Labor productivity in the U.S. economy dropped by −1.7% in 2022 as a whole, according to a March 1 report by the Labor Department, which only a month earlier had thought it dropped by “just” −1.3%. Thus after 15 years of annual productivity growth bouncing between zero and 2% at most, it has gone negative in a year in which the Federal Reserve started hiking interest rates allegedly to cool inflation in a “hot economy.” The productivity readings show the economy, instead, in a deepening recession.
Underlying the merely indicative disappearance of labor productivity growth, is the more important drop to near zero, since 2005, of growth in “total factor productivity” (TFP)—economic growth accounted for by technological advance, particularly in basic economic infrastructure. The American economy’s TFP growth, which averaged about 1.75% per year in the 1990s, dropped below 1%/year after the great financial crash, and to an average 0.5% in the past decade, according to studies done by the IMF.

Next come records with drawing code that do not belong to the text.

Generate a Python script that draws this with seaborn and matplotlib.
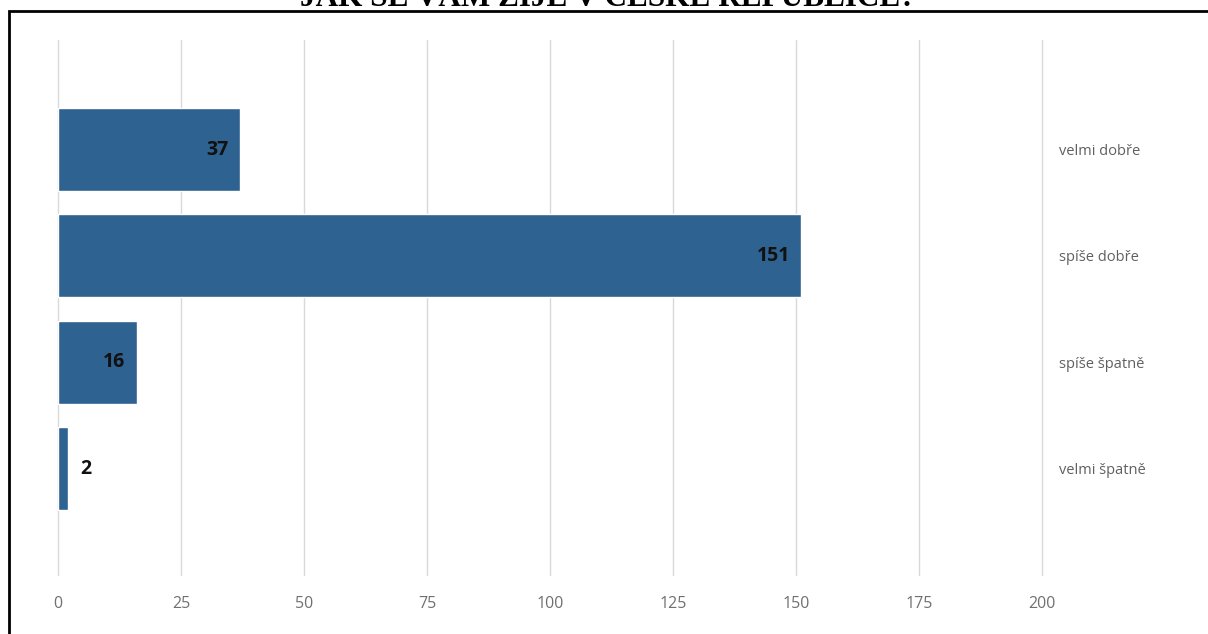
import matplotlib
matplotlib.use("Agg")
import matplotlib.pyplot as plt
from matplotlib.patches import Rectangle
import seaborn as sns
import pandas as pd

categories = ["velmi dobře", "spíše dobře", "spíše špatně", "velmi špatně"]
values = [37, 151, 16, 2]
x_ticks = [0, 25, 50, 75, 100, 125, 150, 175, 200]
title = "JAK SE VÁM ŽIJE V ČESKÉ REPUBLICE?"

sns.set_theme(style="white")
plt.rcParams["font.family"] = ["Open Sans", "DejaVu Sans"]

W, H = 1208, 634
fig = plt.figure(figsize=(W / 100, H / 100), dpi=100)
fig.patch.set_facecolor("white")
ax = fig.add_axes([58 / W, 1 - 575 / H, (1042 - 58) / W, (575 - 40) / H])

df = pd.DataFrame({"cat": categories, "val": values})
sns.barplot(data=df, x="val", y="cat", orient="h", color="#2E6291",
            saturation=1, width=0.78, ax=ax, zorder=3)

ax.set_xlim(0, 200)
ax.set_ylim(4.0, -1.03)
ax.set_xticks(x_ticks)
ax.set_xticklabels([str(t) for t in x_ticks])
ax.set_xlabel("")
ax.set_ylabel("")
ax.grid(axis="x", color="#d9d9d9", lw=1, zorder=0)
ax.grid(axis="y", visible=False)
for gl in ax.get_xgridlines():
    gl.set_clip_on(False)
for s in ax.spines.values():
    s.set_visible(False)
ax.yaxis.tick_right()
ax.tick_params(axis="x", length=0, pad=15, labelsize=11.5, labelcolor="#707070")
ax.tick_params(axis="y", length=0, pad=12, labelsize=10.5, labelcolor="#606060")
for lbl in ax.get_yticklabels():
    lbl.set_horizontalalignment("left")

for i, v in enumerate(values):
    if v >= 10:
        ax.annotate(str(v), (v, i), xytext=(-8, 0), textcoords="offset points",
                    ha="right", va="center", fontsize=14, fontweight="bold",
                    color="#111111", zorder=5)
    else:
        ax.annotate(str(v), (v, i), xytext=(9, 0), textcoords="offset points",
                    ha="left", va="center", fontsize=14, fontweight="bold",
                    color="#111111", zorder=5)

fig.add_artist(Rectangle((8.5 / W, -0.05), 1.2, (H - 11) / H + 0.05,
                         fill=False, lw=2, edgecolor="black",
                         transform=fig.transFigure))
fig.text(608 / W, 1 - 6 / H, title, ha="center", va="baseline",
         fontsize=22.5, fontweight="bold", family=["Liberation Serif", "DejaVu Serif"],
         color="black")

fig.savefig("out.png", dpi=100)
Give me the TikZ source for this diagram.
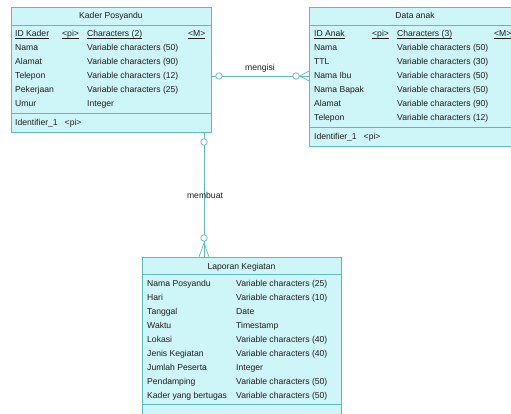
\documentclass[tikz,border=0pt]{standalone}
\usepackage{fontspec}
\setmainfont{Liberation Sans}
\definecolor{edgec}{RGB}{92,186,192}
\definecolor{boxfill}{RGB}{206,245,248}
\definecolor{txt}{RGB}{30,30,30}
\newcommand\myul[1]{{\setbox0\hbox{#1}\rlap{\rule[-1.3pt]{\wd0}{0.5pt}}\box0}}
\begin{document}
\begin{tikzpicture}[x=1pt,y=-1pt,
  ent/.style={draw=edgec, fill=boxfill, line width=0.7pt, inner sep=0pt, anchor=north west},
  sepline/.style={draw=edgec, line width=0.7pt},
  t/.style={anchor=base west, inner sep=0pt, font=\fontsize{8.6}{10}\selectfont, text=txt},
  ttl/.style={anchor=base, inner sep=0pt, font=\fontsize{8.6}{10}\selectfont, text=txt},
  conn/.style={draw=edgec, line width=0.7pt},
  opt/.style={circle, draw=edgec, fill=white, line width=0.7pt, inner sep=0pt, minimum size=6.5pt}]
\clip (0,0) rectangle (511,414);
\fill[white] (0,0) rectangle (511,414);

% ---------- Kader Posyandu ----------
\node[ent, minimum width=200pt, minimum height=125pt] (kader) at (11,7) {};
\draw[sepline] (11,25) -- (211,25);
\draw[sepline] (11,113) -- (211,113);
\node[ttl] (kt) at (111,19) {Kader Posyandu};
\node[t] (k1a) at (15,37) {\myul{ID Kader}};
\node[t] (k1b) at (62,37) {\myul{<pi>}};
\node[t] (k1c) at (87,37) {\myul{Characters (2)}};
\node[t] (k1d) at (188,37) {\myul{<M>}};
\node[t] (k2a) at (15,51) {Nama};
\node[t] (k2c) at (87,51) {Variable characters (50)};
\node[t] (k3a) at (15,65) {Alamat};
\node[t] (k3c) at (87,65) {Variable characters (90)};
\node[t] (k4a) at (15,79) {Telepon};
\node[t] (k4c) at (87,79) {Variable characters (12)};
\node[t] (k5a) at (15,93) {Pekerjaan};
\node[t] (k5c) at (87,93) {Variable characters (25)};
\node[t] (k6a) at (15,107) {Umur};
\node[t] (k6c) at (87,107) {Integer};
\node[t] (kid) at (15,126) {Identifier\_1\hspace{7pt}<pi>};

% ---------- Data anak ----------
\node[ent, minimum width=212pt, minimum height=139pt] (anak) at (309,7) {};
\draw[sepline] (309,25) -- (521,25);
\draw[sepline] (309,127) -- (521,127);
\node[ttl] (at) at (415,19) {Data anak};
\node[t] (a1a) at (314,37) {\myul{ID Anak}};
\node[t] (a1b) at (372,37) {\myul{<pi>}};
\node[t] (a1c) at (397,37) {\myul{Characters (3)}};
\node[t] (a1d) at (494,37) {\myul{<M>}};
\node[t] (a2a) at (314,51) {Nama};
\node[t] (a2c) at (397,51) {Variable characters (50)};
\node[t] (a3a) at (314,65) {TTL};
\node[t] (a3c) at (397,65) {Variable characters (30)};
\node[t] (a4a) at (314,79) {Nama Ibu};
\node[t] (a4c) at (397,79) {Variable characters (50)};
\node[t] (a5a) at (314,93) {Nama Bapak};
\node[t] (a5c) at (397,93) {Variable characters (50)};
\node[t] (a6a) at (314,107) {Alamat};
\node[t] (a6c) at (397,107) {Variable characters (90)};
\node[t] (a7a) at (314,121) {Telepon};
\node[t] (a7c) at (397,121) {Variable characters (12)};
\node[t] (aid) at (314,140) {Identifier\_1\hspace{7pt}<pi>};

% ---------- Laporan Kegiatan ----------
\node[ent, minimum width=199pt, minimum height=170pt] (lap) at (142,257) {};
\draw[sepline] (142,274) -- (341,274);
\draw[sepline] (142,404) -- (341,404);
\node[ttl] (lt) at (241.5,269) {Laporan Kegiatan};
\node[t] (l1a) at (147,286) {Nama Posyandu};
\node[t] (l1c) at (236,286) {Variable characters (25)};
\node[t] (l2a) at (147,300) {Hari};
\node[t] (l2c) at (236,300) {Variable characters (10)};
\node[t] (l3a) at (147,314) {Tanggal};
\node[t] (l3c) at (236,314) {Date};
\node[t] (l4a) at (147,328) {Waktu};
\node[t] (l4c) at (236,328) {Timestamp};
\node[t] (l5a) at (147,342) {Lokasi};
\node[t] (l5c) at (236,342) {Variable characters (40)};
\node[t] (l6a) at (147,356) {Jenis Kegiatan};
\node[t] (l6c) at (236,356) {Variable characters (40)};
\node[t] (l7a) at (147,370) {Jumlah Peserta};
\node[t] (l7c) at (236,370) {Integer};
\node[t] (l8a) at (147,384) {Pendamping};
\node[t] (l8c) at (236,384) {Variable characters (50)};
\node[t] (l9a) at (147,398) {Kader yang bertugas};
\node[t] (l9c) at (236,398) {Variable characters (50)};

% ---------- mengisi ----------
\coordinate (mx) at (0,76);
\draw[conn] (kader.east |- mx) -- (anak.west |- mx);
\node[opt] (mo1) at (219,76) {};
\node[opt] (mo2) at (296,76) {};
\coordinate (mf) at (300,76);
\draw[conn] (mf) -- (309,71) (mf) -- (309,81);
\node[ttl] (ml) at (260,71) {mengisi};

% ---------- membuat ----------
\coordinate (bx) at (204,0);
\draw[conn] (kader.south -| bx) -- (lap.north -| bx);
\node[opt] (bo1) at (204,142) {};
\node[opt] (bo2) at (204,238) {};
\coordinate (bf) at (204,243);
\draw[conn] (bf) -- (199,257) (bf) -- (209,257);
\node[ttl] (bl) at (205,198) {membuat};
\end{tikzpicture}
\end{document}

Connected to the 2022 productivity plunge are the sharp upward revisions which the Labor Department made on March 1 to its estimates of the average “unit cost of labor” in industrial and manufacturing processes. That unit cost rose by 6.3% in 2022, the Department now estimates, almost 2% more than it said a month earlier. Hourly compensation rose by only 4.4%—but workers are producing less, in less and less productive employment, making it cost more to employ them.